La abundante colonia aragonesa en Cambrils --enfadada por tener que asistir a la misa celebrada, total o parcialmente, en lengua catalana-- no ha dejado de mostrar, un año más, su pública disconformidad con lo que consideran una discriminación del clero tarraconense. Explosivo cóctel --reconocen los antropólogos culturales-- el del lenguaje y la religión, ya que dos cosas destinadas a asegurar la armonía y la cultura se convierten en fuente de las discordias y disensiones más profundas.

Defiende el clero y la feligresía de la villa veraniega que el catalán es la lengua propia de allí, como el inglés lo es de de Inglaterra. Y no les falta razón. Sólo que no la tienen toda. Cataluña es una comunidad bilingüe y el castellano está bastante más extendido allí que el otro idioma. La Iglesia catalana debería adecuar los medios --lingüísticos, en este caso-- de forma congruente al fin perseguido: difundir el mensaje evangélico también entre los catalanes y los veraneantes que no entienden el catalán.

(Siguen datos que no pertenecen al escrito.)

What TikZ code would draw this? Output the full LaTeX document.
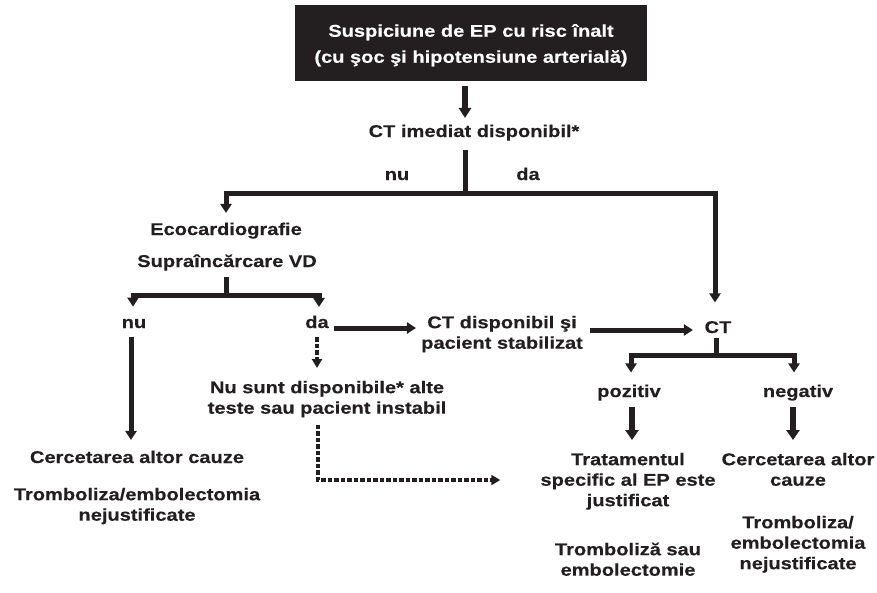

Su actitud es tan incomprensible como la de esos turistas que, después de años disfrutando en tierras catalanas, todavía consideran una ofensa que se les hable en catalán. Porque ya decía Goethe que quien no conoce idiomas extranjeros tampoco conoce el suyo propio. La verdad es que en estos casos uno siente nostalgia de aquella lingua adamica en la que, dicen, se entendía la humanidad antes de perder el Paraíso. De perderlo, cuenta la Biblia, por simple y por boba. ¿Les suena la cosa, señores clérigos?